> **Aim of the task**
Each line below should be retyped exactly, with no pictures.
------------------------------
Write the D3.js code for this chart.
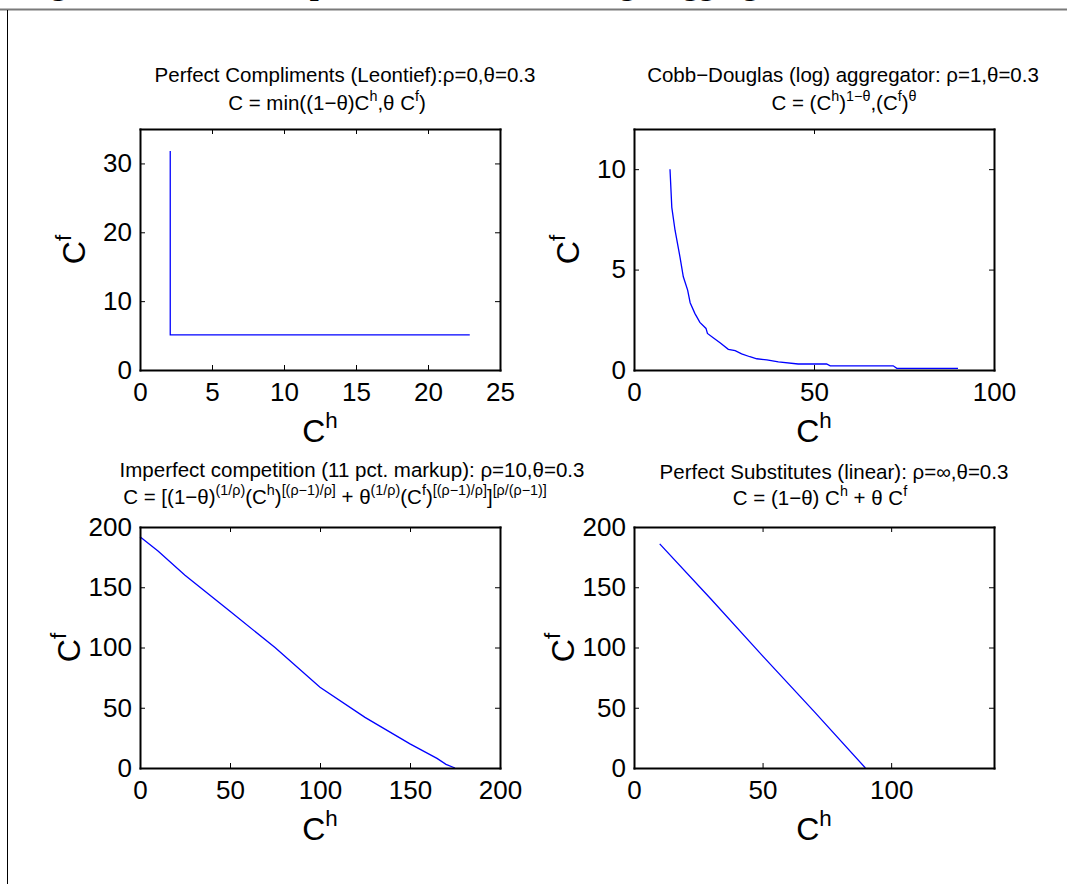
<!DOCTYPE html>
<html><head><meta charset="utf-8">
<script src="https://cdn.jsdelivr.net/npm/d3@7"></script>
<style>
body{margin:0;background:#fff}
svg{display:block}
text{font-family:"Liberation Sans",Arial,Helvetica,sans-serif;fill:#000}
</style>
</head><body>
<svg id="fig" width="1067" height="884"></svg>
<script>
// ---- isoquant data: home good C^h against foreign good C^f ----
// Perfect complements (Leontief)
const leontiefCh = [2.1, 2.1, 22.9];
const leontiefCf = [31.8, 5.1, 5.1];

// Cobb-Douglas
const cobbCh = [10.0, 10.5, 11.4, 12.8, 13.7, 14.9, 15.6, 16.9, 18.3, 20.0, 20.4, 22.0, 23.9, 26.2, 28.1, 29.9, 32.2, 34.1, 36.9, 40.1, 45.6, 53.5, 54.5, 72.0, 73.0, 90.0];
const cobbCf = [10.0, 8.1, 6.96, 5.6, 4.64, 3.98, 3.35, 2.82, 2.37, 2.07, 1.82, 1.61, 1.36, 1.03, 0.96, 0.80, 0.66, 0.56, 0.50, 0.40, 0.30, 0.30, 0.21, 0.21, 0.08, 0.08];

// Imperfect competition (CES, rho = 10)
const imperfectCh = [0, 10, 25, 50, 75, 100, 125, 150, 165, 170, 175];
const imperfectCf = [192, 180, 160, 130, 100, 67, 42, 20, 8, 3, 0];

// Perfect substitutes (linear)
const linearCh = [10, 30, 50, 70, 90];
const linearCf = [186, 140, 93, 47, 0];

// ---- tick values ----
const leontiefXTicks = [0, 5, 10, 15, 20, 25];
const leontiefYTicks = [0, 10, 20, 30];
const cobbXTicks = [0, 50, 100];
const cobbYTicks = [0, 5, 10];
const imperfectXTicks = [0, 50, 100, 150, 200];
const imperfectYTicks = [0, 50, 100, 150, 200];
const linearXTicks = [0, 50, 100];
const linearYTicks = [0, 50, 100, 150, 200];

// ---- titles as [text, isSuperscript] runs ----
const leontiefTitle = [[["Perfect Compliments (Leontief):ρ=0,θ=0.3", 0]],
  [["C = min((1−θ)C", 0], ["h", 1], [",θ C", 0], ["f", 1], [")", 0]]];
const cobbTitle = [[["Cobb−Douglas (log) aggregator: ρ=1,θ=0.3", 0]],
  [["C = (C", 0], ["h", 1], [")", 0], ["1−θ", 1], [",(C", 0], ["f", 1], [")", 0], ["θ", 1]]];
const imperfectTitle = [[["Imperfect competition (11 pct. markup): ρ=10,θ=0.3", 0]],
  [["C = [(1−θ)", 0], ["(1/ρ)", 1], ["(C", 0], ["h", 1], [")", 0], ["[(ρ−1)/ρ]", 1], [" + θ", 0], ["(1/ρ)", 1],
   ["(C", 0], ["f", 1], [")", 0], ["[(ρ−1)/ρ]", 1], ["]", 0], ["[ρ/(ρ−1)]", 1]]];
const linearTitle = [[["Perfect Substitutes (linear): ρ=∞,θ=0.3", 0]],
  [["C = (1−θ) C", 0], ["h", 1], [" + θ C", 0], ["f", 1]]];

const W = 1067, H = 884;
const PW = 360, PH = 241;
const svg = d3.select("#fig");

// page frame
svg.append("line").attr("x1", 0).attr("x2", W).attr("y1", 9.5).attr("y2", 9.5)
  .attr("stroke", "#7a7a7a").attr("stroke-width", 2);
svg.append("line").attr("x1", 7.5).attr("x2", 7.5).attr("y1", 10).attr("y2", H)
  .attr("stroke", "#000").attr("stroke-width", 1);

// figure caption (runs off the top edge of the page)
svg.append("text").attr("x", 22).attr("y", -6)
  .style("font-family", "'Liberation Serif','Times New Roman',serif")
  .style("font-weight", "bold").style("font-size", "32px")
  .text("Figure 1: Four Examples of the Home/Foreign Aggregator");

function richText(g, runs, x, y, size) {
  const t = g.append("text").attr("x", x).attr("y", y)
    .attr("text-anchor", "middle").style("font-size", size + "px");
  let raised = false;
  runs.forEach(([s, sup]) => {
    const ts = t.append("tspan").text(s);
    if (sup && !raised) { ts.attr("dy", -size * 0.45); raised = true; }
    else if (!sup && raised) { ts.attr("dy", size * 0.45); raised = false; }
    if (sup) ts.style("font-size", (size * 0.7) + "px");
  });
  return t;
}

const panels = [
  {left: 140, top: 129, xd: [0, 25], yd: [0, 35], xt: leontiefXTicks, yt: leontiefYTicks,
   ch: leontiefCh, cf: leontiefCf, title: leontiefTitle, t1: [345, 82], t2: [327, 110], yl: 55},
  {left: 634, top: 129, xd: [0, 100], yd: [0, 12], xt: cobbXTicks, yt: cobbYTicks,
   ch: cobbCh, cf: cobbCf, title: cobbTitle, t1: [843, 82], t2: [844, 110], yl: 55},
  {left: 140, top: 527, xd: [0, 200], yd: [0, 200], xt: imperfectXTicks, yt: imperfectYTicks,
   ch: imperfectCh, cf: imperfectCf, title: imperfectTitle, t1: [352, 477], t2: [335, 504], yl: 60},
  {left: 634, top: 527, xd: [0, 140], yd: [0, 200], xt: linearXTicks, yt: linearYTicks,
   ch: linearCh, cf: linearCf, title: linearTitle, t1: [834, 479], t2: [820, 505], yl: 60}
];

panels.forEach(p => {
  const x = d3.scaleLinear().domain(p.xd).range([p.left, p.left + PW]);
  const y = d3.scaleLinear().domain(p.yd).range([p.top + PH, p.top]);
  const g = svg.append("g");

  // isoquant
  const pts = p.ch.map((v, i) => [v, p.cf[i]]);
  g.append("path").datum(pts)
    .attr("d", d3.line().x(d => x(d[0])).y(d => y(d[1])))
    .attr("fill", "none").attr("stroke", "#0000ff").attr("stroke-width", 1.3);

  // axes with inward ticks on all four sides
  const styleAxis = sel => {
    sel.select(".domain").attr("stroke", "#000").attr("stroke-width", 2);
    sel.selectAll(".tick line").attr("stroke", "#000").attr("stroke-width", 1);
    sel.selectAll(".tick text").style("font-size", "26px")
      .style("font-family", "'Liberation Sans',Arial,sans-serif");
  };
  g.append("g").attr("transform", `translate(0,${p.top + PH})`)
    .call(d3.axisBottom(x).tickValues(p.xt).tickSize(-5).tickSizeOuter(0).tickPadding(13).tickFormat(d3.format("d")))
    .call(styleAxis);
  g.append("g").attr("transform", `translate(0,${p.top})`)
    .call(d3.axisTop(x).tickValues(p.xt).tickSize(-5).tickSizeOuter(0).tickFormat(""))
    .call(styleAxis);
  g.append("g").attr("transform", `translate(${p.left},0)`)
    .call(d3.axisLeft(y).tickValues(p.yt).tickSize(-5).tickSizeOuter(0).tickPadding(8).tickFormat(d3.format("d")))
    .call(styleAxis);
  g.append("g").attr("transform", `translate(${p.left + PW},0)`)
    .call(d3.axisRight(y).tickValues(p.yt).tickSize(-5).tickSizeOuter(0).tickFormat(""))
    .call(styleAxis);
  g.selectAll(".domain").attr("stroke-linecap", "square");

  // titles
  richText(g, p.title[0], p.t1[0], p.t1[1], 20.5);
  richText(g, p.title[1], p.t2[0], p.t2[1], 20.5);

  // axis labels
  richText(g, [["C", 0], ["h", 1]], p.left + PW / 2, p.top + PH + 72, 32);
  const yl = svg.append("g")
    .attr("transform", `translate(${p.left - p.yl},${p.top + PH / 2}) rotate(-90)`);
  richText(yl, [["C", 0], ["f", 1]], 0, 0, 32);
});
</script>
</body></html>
------------------------------
> **Result for this task**
Write the D3.js code for this chart.
<!DOCTYPE html>
<html><head><meta charset="utf-8">
<script src="https://cdn.jsdelivr.net/npm/d3@7"></script>
<style>
body{margin:0;background:#fff}
svg{display:block}
text{font-family:"Liberation Sans",Arial,Helvetica,sans-serif;fill:#000}
</style>
</head><body>
<svg id="fig" width="1067" height="884"></svg>
<script>
// ---- isoquant data: home good C^h against foreign good C^f ----
// Perfect complements (Leontief)
const leontiefCh = [2.1, 2.1, 22.9];
const leontiefCf = [31.8, 5.1, 5.1];

// Cobb-Douglas
const cobbCh = [10.0, 10.5, 11.4, 12.8, 13.7, 14.9, 15.6, 16.9, 18.3, 20.0, 20.4, 22.0, 23.9, 26.2, 28.1, 29.9, 32.2, 34.1, 36.9, 40.1, 45.6, 53.5, 54.5, 72.0, 73.0, 90.0];
const cobbCf = [10.0, 8.1, 6.96, 5.6, 4.64, 3.98, 3.35, 2.82, 2.37, 2.07, 1.82, 1.61, 1.36, 1.03, 0.96, 0.80, 0.66, 0.56, 0.50, 0.40, 0.30, 0.30, 0.21, 0.21, 0.08, 0.08];

// Imperfect competition (CES, rho = 10)
const imperfectCh = [0, 10, 25, 50, 75, 100, 125, 150, 165, 170, 175];
const imperfectCf = [192, 180, 160, 130, 100, 67, 42, 20, 8, 3, 0];

// Perfect substitutes (linear)
const linearCh = [10, 30, 50, 70, 90];
const linearCf = [186, 140, 93, 47, 0];

// ---- tick values ----
const leontiefXTicks = [0, 5, 10, 15, 20, 25];
const leontiefYTicks = [0, 10, 20, 30];
const cobbXTicks = [0, 50, 100];
const cobbYTicks = [0, 5, 10];
const imperfectXTicks = [0, 50, 100, 150, 200];
const imperfectYTicks = [0, 50, 100, 150, 200];
const linearXTicks = [0, 50, 100];
const linearYTicks = [0, 50, 100, 150, 200];

// ---- titles as [text, isSuperscript] runs ----
const leontiefTitle = [[["Perfect Compliments (Leontief):ρ=0,θ=0.3", 0]],
  [["C = min((1−θ)C", 0], ["h", 1], [",θ C", 0], ["f", 1], [")", 0]]];
const cobbTitle = [[["Cobb−Douglas (log) aggregator: ρ=1,θ=0.3", 0]],
  [["C = (C", 0], ["h", 1], [")", 0], ["1−θ", 1], [",(C", 0], ["f", 1], [")", 0], ["θ", 1]]];
const imperfectTitle = [[["Imperfect competition (11 pct. markup): ρ=10,θ=0.3", 0]],
  [["C = [(1−θ)", 0], ["(1/ρ)", 1], ["(C", 0], ["h", 1], [")", 0], ["[(ρ−1)/ρ]", 1], [" + θ", 0], ["(1/ρ)", 1],
   ["(C", 0], ["f", 1], [")", 0], ["[(ρ−1)/ρ]", 1], ["]", 0], ["[ρ/(ρ−1)]", 1]]];
const linearTitle = [[["Perfect Substitutes (linear): ρ=∞,θ=0.3", 0]],
  [["C = (1−θ) C", 0], ["h", 1], [" + θ C", 0], ["f", 1]]];

const W = 1067, H = 884;
const PW = 360, PH = 241;
const svg = d3.select("#fig");

// page frame
svg.append("line").attr("x1", 0).attr("x2", W).attr("y1", 9.5).attr("y2", 9.5)
  .attr("stroke", "#7a7a7a").attr("stroke-width", 2);
svg.append("line").attr("x1", 7.5).attr("x2", 7.5).attr("y1", 10).attr("y2", H)
  .attr("stroke", "#000").attr("stroke-width", 1);

// figure caption (runs off the top edge of the page)
svg.append("text").attr("x", 22).attr("y", -6)
  .style("font-family", "'Liberation Serif','Times New Roman',serif")
  .style("font-weight", "bold").style("font-size", "32px")
  .text("Figure 1: Four Examples of the Home/Foreign Aggregator");

function richText(g, runs, x, y, size) {
  const t = g.append("text").attr("x", x).attr("y", y)
    .attr("text-anchor", "middle").style("font-size", size + "px");
  let raised = false;
  runs.forEach(([s, sup]) => {
    const ts = t.append("tspan").text(s);
    if (sup && !raised) { ts.attr("dy", -size * 0.45); raised = true; }
    else if (!sup && raised) { ts.attr("dy", size * 0.45); raised = false; }
    if (sup) ts.style("font-size", (size * 0.7) + "px");
  });
  return t;
}

const panels = [
  {left: 140, top: 129, xd: [0, 25], yd: [0, 35], xt: leontiefXTicks, yt: leontiefYTicks,
   ch: leontiefCh, cf: leontiefCf, title: leontiefTitle, t1: [345, 82], t2: [327, 110], yl: 55},
  {left: 634, top: 129, xd: [0, 100], yd: [0, 12], xt: cobbXTicks, yt: cobbYTicks,
   ch: cobbCh, cf: cobbCf, title: cobbTitle, t1: [843, 82], t2: [844, 110], yl: 55},
  {left: 140, top: 527, xd: [0, 200], yd: [0, 200], xt: imperfectXTicks, yt: imperfectYTicks,
   ch: imperfectCh, cf: imperfectCf, title: imperfectTitle, t1: [352, 477], t2: [335, 504], yl: 60},
  {left: 634, top: 527, xd: [0, 140], yd: [0, 200], xt: linearXTicks, yt: linearYTicks,
   ch: linearCh, cf: linearCf, title: linearTitle, t1: [834, 479], t2: [820, 505], yl: 60}
];

panels.forEach(p => {
  const x = d3.scaleLinear().domain(p.xd).range([p.left, p.left + PW]);
  const y = d3.scaleLinear().domain(p.yd).range([p.top + PH, p.top]);
  const g = svg.append("g");

  // isoquant
  const pts = p.ch.map((v, i) => [v, p.cf[i]]);
  g.append("path").datum(pts)
    .attr("d", d3.line().x(d => x(d[0])).y(d => y(d[1])))
    .attr("fill", "none").attr("stroke", "#0000ff").attr("stroke-width", 1.3);

  // axes with inward ticks on all four sides
  const styleAxis = sel => {
    sel.select(".domain").attr("stroke", "#000").attr("stroke-width", 2);
    sel.selectAll(".tick line").attr("stroke", "#000").attr("stroke-width", 1);
    sel.selectAll(".tick text").style("font-size", "26px")
      .style("font-family", "'Liberation Sans',Arial,sans-serif");
  };
  g.append("g").attr("transform", `translate(0,${p.top + PH})`)
    .call(d3.axisBottom(x).tickValues(p.xt).tickSize(-5).tickSizeOuter(0).tickPadding(13).tickFormat(d3.format("d")))
    .call(styleAxis);
  g.append("g").attr("transform", `translate(0,${p.top})`)
    .call(d3.axisTop(x).tickValues(p.xt).tickSize(-5).tickSizeOuter(0).tickFormat(""))
    .call(styleAxis);
  g.append("g").attr("transform", `translate(${p.left},0)`)
    .call(d3.axisLeft(y).tickValues(p.yt).tickSize(-5).tickSizeOuter(0).tickPadding(8).tickFormat(d3.format("d")))
    .call(styleAxis);
  g.append("g").attr("transform", `translate(${p.left + PW},0)`)
    .call(d3.axisRight(y).tickValues(p.yt).tickSize(-5).tickSizeOuter(0).tickFormat(""))
    .call(styleAxis);
  g.selectAll(".domain").attr("stroke-linecap", "square");

  // titles
  richText(g, p.title[0], p.t1[0], p.t1[1], 20.5);
  richText(g, p.title[1], p.t2[0], p.t2[1], 20.5);

  // axis labels
  richText(g, [["C", 0], ["h", 1]], p.left + PW / 2, p.top + PH + 72, 32);
  const yl = svg.append("g")
    .attr("transform", `translate(${p.left - p.yl},${p.top + PH / 2}) rotate(-90)`);
  richText(yl, [["C", 0], ["f", 1]], 0, 0, 32);
});
</script>
</body></html>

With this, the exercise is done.